With the expansion of transportation systems at the turn of the last century, Coney Island underwent an enormous transformation. In the mid 1800s, Coney acted as a retreat for the city’s well-heeled; it was a destination valued for both its isolation and connection to nature. By the early 1900s, this isolation disappeared through the construction of bridges and train extensions, allowing the metropolitan masses to also enjoy the coastline.
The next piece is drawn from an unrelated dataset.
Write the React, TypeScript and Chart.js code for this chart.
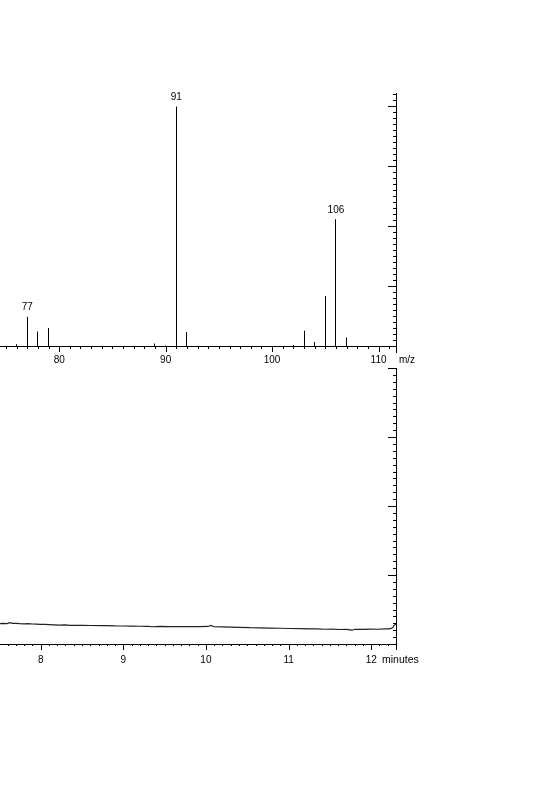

This explosion of visitors brought with it the demand for entertainment. Satisfying this demand was explored most intensely in the first decade of the 20th century, through 3 parks – Steeplechase, Luna Park, and Dreamland. It is during this phase of activity that Rem Koolhaus, in Delirious New York, calls Coney Island “a place for the ‘new technology of the fantastic’, from which stem the strategies and mechanisms that came to shape Manhattan”.

These explorations used technology to amuse, subvert, and extend the experience of visitors. Roller coasters were invented here, allowing riders to leave gravity behind by making the most of breakthroughs in steel and railroad construction. Switzerland, a ride at Dreamland, allowed visitors to experience a space “as cold and as full of sweet pure air as can be found among the picturesque Swiss mountains…” as they rode through an artificial landscape on small red sleighs.
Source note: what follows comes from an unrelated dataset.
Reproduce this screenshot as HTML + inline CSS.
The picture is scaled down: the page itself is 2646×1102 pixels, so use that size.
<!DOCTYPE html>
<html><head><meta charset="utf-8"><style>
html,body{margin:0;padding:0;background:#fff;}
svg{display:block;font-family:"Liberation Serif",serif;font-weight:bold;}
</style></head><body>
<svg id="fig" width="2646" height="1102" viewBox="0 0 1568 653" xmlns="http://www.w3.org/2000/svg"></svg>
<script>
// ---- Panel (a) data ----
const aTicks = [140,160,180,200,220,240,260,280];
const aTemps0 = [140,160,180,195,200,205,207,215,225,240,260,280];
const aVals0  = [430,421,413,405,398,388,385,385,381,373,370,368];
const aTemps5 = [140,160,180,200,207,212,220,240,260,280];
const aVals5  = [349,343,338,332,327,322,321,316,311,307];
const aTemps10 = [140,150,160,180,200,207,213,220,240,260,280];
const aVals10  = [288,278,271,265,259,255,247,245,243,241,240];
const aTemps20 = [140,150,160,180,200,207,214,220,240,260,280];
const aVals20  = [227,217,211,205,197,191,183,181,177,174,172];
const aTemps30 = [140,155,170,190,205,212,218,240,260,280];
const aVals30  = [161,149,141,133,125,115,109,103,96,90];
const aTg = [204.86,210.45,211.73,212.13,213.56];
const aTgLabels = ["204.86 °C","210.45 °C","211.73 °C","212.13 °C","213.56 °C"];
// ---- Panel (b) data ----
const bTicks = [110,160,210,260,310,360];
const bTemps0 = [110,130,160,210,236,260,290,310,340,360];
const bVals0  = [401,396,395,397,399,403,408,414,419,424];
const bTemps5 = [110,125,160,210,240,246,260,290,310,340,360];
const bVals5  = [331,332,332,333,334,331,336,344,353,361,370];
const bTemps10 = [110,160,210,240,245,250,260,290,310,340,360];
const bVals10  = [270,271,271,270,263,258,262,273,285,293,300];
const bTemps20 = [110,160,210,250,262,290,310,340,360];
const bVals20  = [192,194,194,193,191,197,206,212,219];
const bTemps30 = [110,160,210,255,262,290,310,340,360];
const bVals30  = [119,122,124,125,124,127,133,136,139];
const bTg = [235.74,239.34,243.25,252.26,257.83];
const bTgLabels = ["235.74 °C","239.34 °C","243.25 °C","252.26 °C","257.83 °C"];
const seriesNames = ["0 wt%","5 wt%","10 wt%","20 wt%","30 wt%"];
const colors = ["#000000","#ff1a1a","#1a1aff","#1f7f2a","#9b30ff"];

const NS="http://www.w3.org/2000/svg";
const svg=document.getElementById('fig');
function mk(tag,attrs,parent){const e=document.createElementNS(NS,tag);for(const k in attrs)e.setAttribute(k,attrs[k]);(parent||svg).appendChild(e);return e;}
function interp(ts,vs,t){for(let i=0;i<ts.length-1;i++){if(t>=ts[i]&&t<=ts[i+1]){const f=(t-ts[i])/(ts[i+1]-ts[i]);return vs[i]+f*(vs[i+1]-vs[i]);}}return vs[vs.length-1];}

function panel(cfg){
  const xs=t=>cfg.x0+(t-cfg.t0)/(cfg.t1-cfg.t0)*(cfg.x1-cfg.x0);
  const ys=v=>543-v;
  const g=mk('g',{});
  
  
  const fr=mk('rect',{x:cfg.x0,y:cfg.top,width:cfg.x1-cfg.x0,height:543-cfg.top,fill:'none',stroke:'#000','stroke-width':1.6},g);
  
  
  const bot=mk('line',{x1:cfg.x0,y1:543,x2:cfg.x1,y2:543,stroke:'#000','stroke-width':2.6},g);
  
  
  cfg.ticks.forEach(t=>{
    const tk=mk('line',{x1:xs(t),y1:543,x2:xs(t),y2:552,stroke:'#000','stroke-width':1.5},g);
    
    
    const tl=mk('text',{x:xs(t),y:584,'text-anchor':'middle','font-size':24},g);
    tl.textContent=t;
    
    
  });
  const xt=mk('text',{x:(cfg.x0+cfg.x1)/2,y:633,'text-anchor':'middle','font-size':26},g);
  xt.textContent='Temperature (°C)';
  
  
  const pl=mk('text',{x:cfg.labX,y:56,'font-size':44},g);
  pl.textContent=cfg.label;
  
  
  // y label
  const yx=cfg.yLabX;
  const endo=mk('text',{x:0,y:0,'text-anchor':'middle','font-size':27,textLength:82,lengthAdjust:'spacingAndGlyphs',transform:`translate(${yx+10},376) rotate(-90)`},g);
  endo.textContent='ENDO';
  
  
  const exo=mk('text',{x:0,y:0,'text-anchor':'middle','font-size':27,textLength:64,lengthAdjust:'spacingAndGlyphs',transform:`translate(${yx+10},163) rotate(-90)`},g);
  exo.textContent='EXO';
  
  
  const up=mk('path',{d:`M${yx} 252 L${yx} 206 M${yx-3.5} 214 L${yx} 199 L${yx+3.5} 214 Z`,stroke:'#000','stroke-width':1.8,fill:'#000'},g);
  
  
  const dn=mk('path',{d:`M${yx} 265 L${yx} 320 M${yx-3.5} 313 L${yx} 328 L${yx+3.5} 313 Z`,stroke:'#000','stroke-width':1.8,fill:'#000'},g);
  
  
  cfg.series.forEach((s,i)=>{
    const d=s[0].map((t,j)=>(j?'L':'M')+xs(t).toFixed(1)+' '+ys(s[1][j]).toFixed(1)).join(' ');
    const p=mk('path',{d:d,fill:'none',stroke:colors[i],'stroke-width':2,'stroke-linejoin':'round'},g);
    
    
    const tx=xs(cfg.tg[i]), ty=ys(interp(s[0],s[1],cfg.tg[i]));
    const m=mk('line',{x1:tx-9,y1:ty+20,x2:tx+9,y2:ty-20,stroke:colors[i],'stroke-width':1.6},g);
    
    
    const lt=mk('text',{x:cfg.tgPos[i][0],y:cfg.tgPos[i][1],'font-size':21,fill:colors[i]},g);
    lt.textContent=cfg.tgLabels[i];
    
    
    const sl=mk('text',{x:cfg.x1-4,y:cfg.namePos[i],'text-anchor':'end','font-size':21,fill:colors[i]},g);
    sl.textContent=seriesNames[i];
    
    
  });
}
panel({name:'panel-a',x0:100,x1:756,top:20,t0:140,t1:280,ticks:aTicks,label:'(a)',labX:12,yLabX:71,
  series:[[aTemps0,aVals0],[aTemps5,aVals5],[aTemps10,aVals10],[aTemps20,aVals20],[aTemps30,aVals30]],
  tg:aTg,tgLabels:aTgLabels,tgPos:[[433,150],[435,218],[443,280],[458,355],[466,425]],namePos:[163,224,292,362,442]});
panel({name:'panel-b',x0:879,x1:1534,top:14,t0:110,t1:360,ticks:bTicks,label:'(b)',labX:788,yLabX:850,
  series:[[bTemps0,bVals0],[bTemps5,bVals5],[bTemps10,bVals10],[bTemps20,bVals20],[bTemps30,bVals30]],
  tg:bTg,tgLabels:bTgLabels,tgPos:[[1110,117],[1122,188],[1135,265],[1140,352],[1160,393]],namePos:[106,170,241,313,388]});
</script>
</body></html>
The burst in technological exploration for amusement didn’t last long. A string of disasters and scams brought this golden age to an end around 1914. It did not take long, however, for the explorations made by the inhabitants of Coney Island to be claimed by the more formal world found on the next island over, Manhattan. Koolhaus puts it this way – “To support the alibi of “business,” the incipient tradition of Fantastic Technology is disguised as pragmatic technology. The paraphernalia of illusion that have just subverted Coney Island’s nature into an artificial paradise: electricity, air-conditioning, tubes, telegraphs, tracks and elevators- reappear in Manhattan as paraphernalia of efficiency to convert raw space into office suites. Suppressing their irrational potential, they now become merely the agents of banal changes such as improving illumination levels, temperature, humidity, communications, etc., all to facilitate the processes of business.” (1997, p. 87).

The first stop of the tour serves not only as an excuse to ride the Cyclone, but to remind us to think of the fantastic as we make and experiment with technology – regardless of the scams and disasters we encounter. We are building and playing with new mediums that will change lives in ways we can’t yet know and we must stay focused on the experience. We are, after all, designing for people.